Spreading the risk in your stock market investment is more than diversifying into different sectors. In this blog article we will see 8 ways to spread the risk in your stock market investment and I will go a little more into detail for one of them. This is the one that I wished I had used about 10 years ago. 
 
spreading risk in your stock market investment; not all eggs in one basketIn the beginning of 2000, I did not have my system yet for recognizing market trends and when to make or when to get rid of your stock market investments. During the boom years before I was always afraid that I was too late to step in since the markets had gone up so far already. And every month I was proven wrong since the markets went up further.
 
In the end the pain became too much to see everyone around me making lots of money while I stayed behind with my savings safely in a bank account grossing me a few percent interest per year. Greed got hold of me and I made up my mind how much in total I wanted to invest in the stock market. I created a diversification strategy by selecting a number of mutual funds each covering a different industry sector.
 
Major mistake
 
And then I made the major mistake: I invested everything all at once. The first months were great, but then the market started to tank and my losses started to mount (I did not have the system yet that would have warned me to “get out”).
 
This brings me to the first way to spread the risk in your stock market investment: Stretch your new investments in the stock market out in time, over a number of months.
 
Do not make all your investments at the same time or in the same month. Start with only a certain percentage of the total amount you want to invest. Preferably do this of course when our system indicates that it is likely a good moment to start riding the trend up. Add to your investments in the following months, provided that the positive trend continues and you and our system do not foresee any serious warnings.
 
In this way, you minimize the risk in case we are wrong. And that is always possible of course, but it is essential then to limit the impact. And that is what we do when we are going “in” step by step. And when we are right, we could of course have made more money when we would have gone “in” all-out initially. But that is greedy and risky. I prefer to be happy with the handsome returns I make already by playing it a little more safely.
 
 
8 ways to spread the risk
 
Here is the overview of the 8 ways to spread the risk in your stock market investments.
 
  1. Stretch your new investments in the stock market out in time, over a number of months.
  2. Split the investments that you plan to make during a month in two or more batches and execute these trades at different dates during the month.
  3. Spread out the selling of your stock market investments over a certain time period. Note that in general I prefer to get “out” more quickly than that I get “in”.
  4. Diversify your investments over different continents.
  5. Spread your investments over companies with different sizes.
  6. When investing in markets abroad, consider how the currencies from those markets might move in strength versus your home currency.
  7. Spread your stock market investment over different industry sectors.
  8. Divide your investments over different companies to be less dependent on the performance of one particular company.
 
The best way for me to realize all this diversification and spreading of risks is by investing in a limited number of well selected mutual funds or exchange traded funds. Otherwise, it would become too time consuming to keep track of all the different companies and markets.
 
But spreading the risk in your stock market investment is important when you want to sleep well at night and not risking it all.
 
I am interested to hear how you diversify your stock market investments. Please register or login to comment on this article and share how you spread the risk.
 

 

How to invest in the stock market – and make money

If I just would have know 15 years ago what I know now about how to invest in the stock market. But we cannot turn back time. And it is never too late. The last 7 years have been very, very good. In this blog I am sharing my experiences on how I invest in the stock market and how also you can make money in this way.  
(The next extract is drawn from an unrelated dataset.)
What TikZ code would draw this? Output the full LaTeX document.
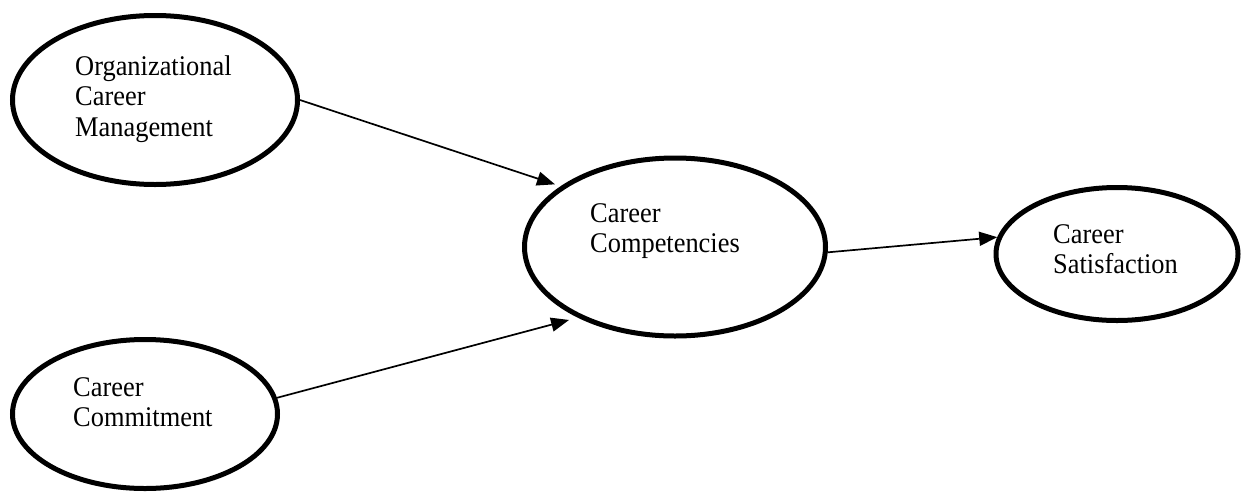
\documentclass[tikz,border=0pt]{standalone}
\usepackage{fontspec}
\setmainfont{Liberation Serif}
\usetikzlibrary{shapes.geometric,arrows.meta}
\newcommand{\mylines}[1]{\vtop{\fontsize{26.4pt}{28.3pt}\selectfont\baselineskip=28.3pt\halign{##\hfil\cr#1\crcr}}}
\tikzset{
  construct/.style={ellipse, draw, line width=5pt, inner sep=0pt},
  lbl/.style={anchor=base west, inner sep=0pt, yscale=1.08},
  link/.style={line width=1.7pt, -{Triangle[length=18pt,width=14pt]}}
}
\begin{document}
\begin{tikzpicture}[x=1pt,y=-1pt]
\useasboundingbox (0,0) rectangle (1244,493);
\node[construct, minimum width=285pt, minimum height=169pt] (ocm) at (155,100) {};
\node[construct, minimum width=265pt, minimum height=149pt] (cc) at (145,414) {};
\node[construct, minimum width=301pt, minimum height=178pt] (comp) at (675,247) {};
\node[construct, minimum width=242pt, minimum height=133pt] (sat) at (1117,254) {};
\node[lbl] (tocm) at (75,75) {\mylines{Organizational\cr Career\cr Management}};
\node[lbl] (tcc) at (73,396) {\mylines{Career\cr Commitment}};
\node[lbl] (tcomp) at (590,222) {\mylines{Career\cr Competencies}};
\node[lbl] (tsat) at (1053,243) {\mylines{Career\cr Satisfaction}};
\draw[link, shorten >=6pt] (ocm.east) -- (comp.152);
\draw[link, shorten >=9pt] (cc.7) -- (comp.216.5);
\draw[link] (comp.-2) -- (sat.172.5);
\end{tikzpicture}
\end{document}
It is simple, pretty save and straight forward. And it is not time consuming. You keep all control and visibility over your money and investments. I just share my experiences.

 

How to invest in the stock market, make money and spend litte time on it 

 

 

 

 

 

 
 
   
    
 
 
Having no time to do the ground work
 
Over the years I have learned how to invest in the stock market and make money, without that it takes me a lot of time every month. I just do not have that time. Or let say, I want to spend my time on other things. My work. My family.
 
I do not want to spend every month hours and hours anymore to research the financial reports of all those great companies to see if they are really so great. Initially I invested in individual stocks. But that takes a lot of time. Too much time.
 
And it is impossible to be always right when picking individual stocks. To mitigate that fact, one can research, choose and invest in a large number of different stocks. But that just takes even more time that I do not have.
 
 
Selecting funds in stead of picking stocks
 
Therefore, I invest now mainly in mutual funds and Exchange Traded Funds (ETF’s). However, there are many funds that do not perform well at all. I have had my own experiences with this. But now I know how to pick the funds I can rely on.
 
Selecting the right funds is less time consuming than trying to pick the right stocks. And funds take care of the diversification for you. But you will also need to know when to buy and when to sell these funds.
 
In this blog, on this website and in my regular newsletter, I will share the lessons I have learned on how to invest in the stock market. How to make money by knowing when to buy and when to sell which funds, without that it takes you a lot of time.
 
If you want to get on a regular basis valuable information on how to invest in the stock market, making money with it, without that it takes you a lot of time, sign up now for my newsletter, on the top-right side of the page.
 

 

Quick Start Guide - How to Capitalize on Stock Market Trends

This strategy to capitalize on stock market trends does not take a lot of your time. It is simple and straightforward. Its objective is to help you to grow your savings and protect your wealth while saving your time: make great long-term money in the stock market with just one hour per month and avoid the next prolonged market crashes like those in 1987, 2001 and 2008. And it can be free.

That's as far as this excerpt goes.